↓↓↓
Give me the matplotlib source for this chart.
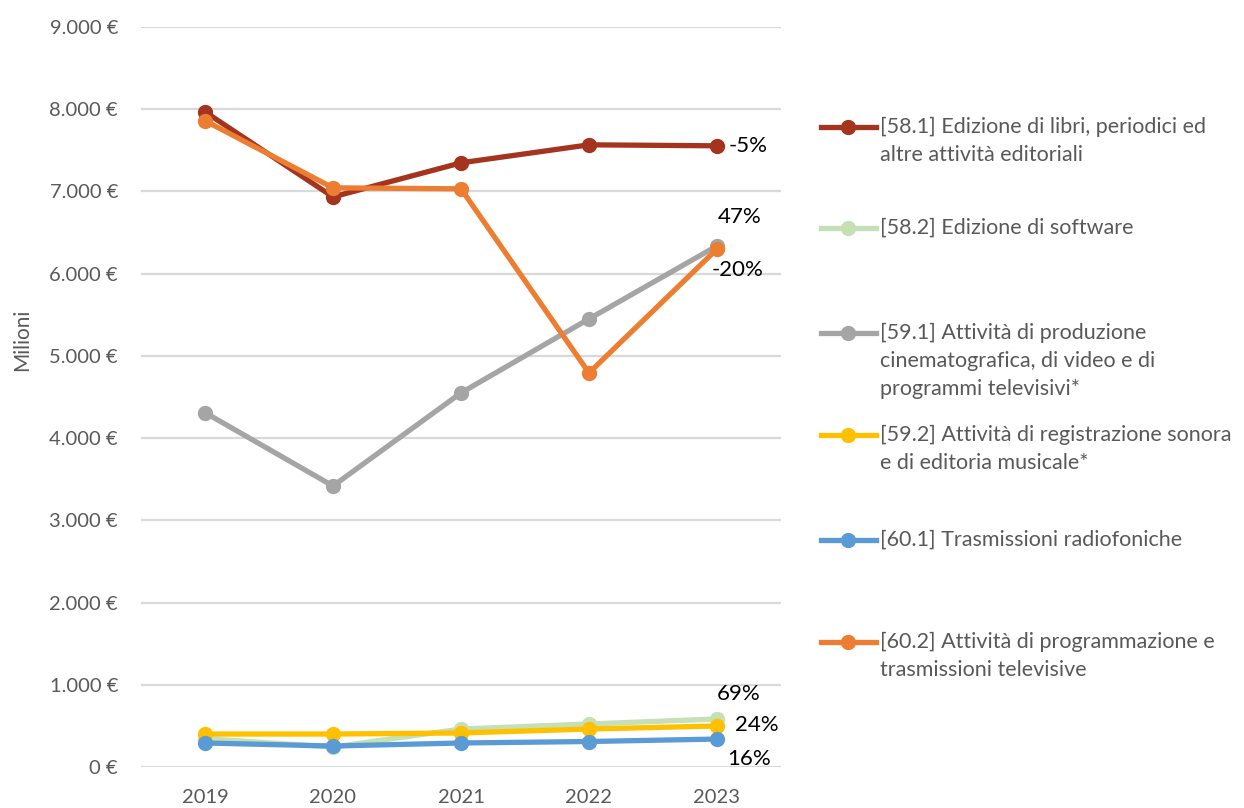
import matplotlib
matplotlib.use("Agg")
import matplotlib.pyplot as plt
from matplotlib.lines import Line2D

years = ["2019", "2020", "2021", "2022", "2023"]
s581 = [7968, 6934, 7348, 7567, 7555]
s582 = [345, 243, 462, 523, 584]
s591 = [4310, 3418, 4550, 5450, 6338]
s592 = [401, 401, 414, 462, 499]
s601 = [292, 255, 292, 310, 340]
s602 = [7860, 7044, 7032, 4793, 6300]

names = [
    "[58.1] Edizione di libri, periodici ed\naltre attività editoriali",
    "[58.2] Edizione di software",
    "[59.1] Attività di produzione\ncinematografica, di video e di\nprogrammi televisivi*",
    "[59.2] Attività di registrazione sonora\ne di editoria musicale*",
    "[60.1] Trasmissioni radiofoniche",
    "[60.2] Attività di programmazione e\ntrasmissioni televisive",
]
series = [s581, s582, s591, s592, s601, s602]
colors = ["#A5341E", "#C5E0B4", "#A5A5A5", "#FFC000", "#5B9BD5", "#ED7D31"]
pct_labels = ["-5%", "69%", "47%", "24%", "16%", "-20%"]
yticks = [0, 1000, 2000, 3000, 4000, 5000, 6000, 7000, 8000, 9000]
ytick_labels = ["0 €", "1.000 €", "2.000 €", "3.000 €", "4.000 €", "5.000 €",
                "6.000 €", "7.000 €", "8.000 €", "9.000 €"]

W, H = 1244, 808
fig = plt.figure(figsize=(W / 100, H / 100), dpi=100)
ax = fig.add_axes([141/W, 41/H, 640/W, 740/H])
x = list(range(len(years)))
for vals, c in zip(series, colors):
    ax.plot(x, vals, color=c, lw=3.8, marker="o", ms=10, solid_capstyle="round", zorder=3)

ax.set_xlim(-0.5, 4.5)
ax.set_ylim(0, 9000)
ax.set_yticks(yticks)
ax.set_yticklabels(ytick_labels)
ax.set_xticks(x)
ax.set_xticklabels(years)
ax.grid(axis="y", color="#D9D9D9", lw=1.6)
ax.set_axisbelow(True)
for s in ax.spines.values():
    s.set_visible(False)
ax.tick_params(axis="y", length=0, labelsize=14.5, labelcolor="#595959", pad=16.5)
ax.tick_params(axis="x", length=0, labelsize=14.5, labelcolor="#595959", pad=16)
for lab in ax.get_xticklabels() + ax.get_yticklabels():
    lab.set_family("Lato")
ax.set_ylabel("Milioni", fontsize=15, color="#595959", family="Lato")
ax.yaxis.set_label_coords(32/W, 1 - 340/H, transform=fig.transFigure)

# end labels (percent changes)
offsets = {
    "-5%": (0.09, 0, "left"),
    "69%": (0.17, 304, "center"),
    "47%": (0.18, 353, "center"),
    "24%": (0.31, 12, "center"),
    "16%": (0.25, -243, "center"),
    "-20%": (0.16, -254, "center"),
}
for vals, lab in zip(series, pct_labels):
    dx, dy, ha = offsets[lab]
    ax.text(4 + dx, vals[-1] + dy, lab, fontsize=16, color="black",
            ha=ha, va="center", family="Lato")

# legend
leg_y = [127, 228, 333, 435, 540, 642]
for yy, c, name in zip(leg_y, colors, names):
    fy = 1 - yy / H
    fig.add_artist(Line2D([821/W, 876/W], [fy, fy], color=c, lw=3.8,
                          transform=fig.transFigure))
    fig.add_artist(Line2D([848/W], [fy], color=c, marker="o", ms=10,
                          transform=fig.transFigure))
    fig.text(880/W, fy + 10/H, name, fontsize=15.5, color="#595959",
             family="Lato", ha="left", va="top", linespacing=1.5)

fig.savefig("out.png", dpi=100)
↑↑↑
**Problem description**: Set down again, exactly, the lines of the material above from its first line to the one with "s602 = [7860, 7044, 7032, 4793, 6300]", inclusive. Leave the pictures out.

**Exercise result**:
Give me the matplotlib source for this chart.
import matplotlib
matplotlib.use("Agg")
import matplotlib.pyplot as plt
from matplotlib.lines import Line2D

years = ["2019", "2020", "2021", "2022", "2023"]
s581 = [7968, 6934, 7348, 7567, 7555]
s582 = [345, 243, 462, 523, 584]
s591 = [4310, 3418, 4550, 5450, 6338]
s592 = [401, 401, 414, 462, 499]
s601 = [292, 255, 292, 310, 340]
s602 = [7860, 7044, 7032, 4793, 6300]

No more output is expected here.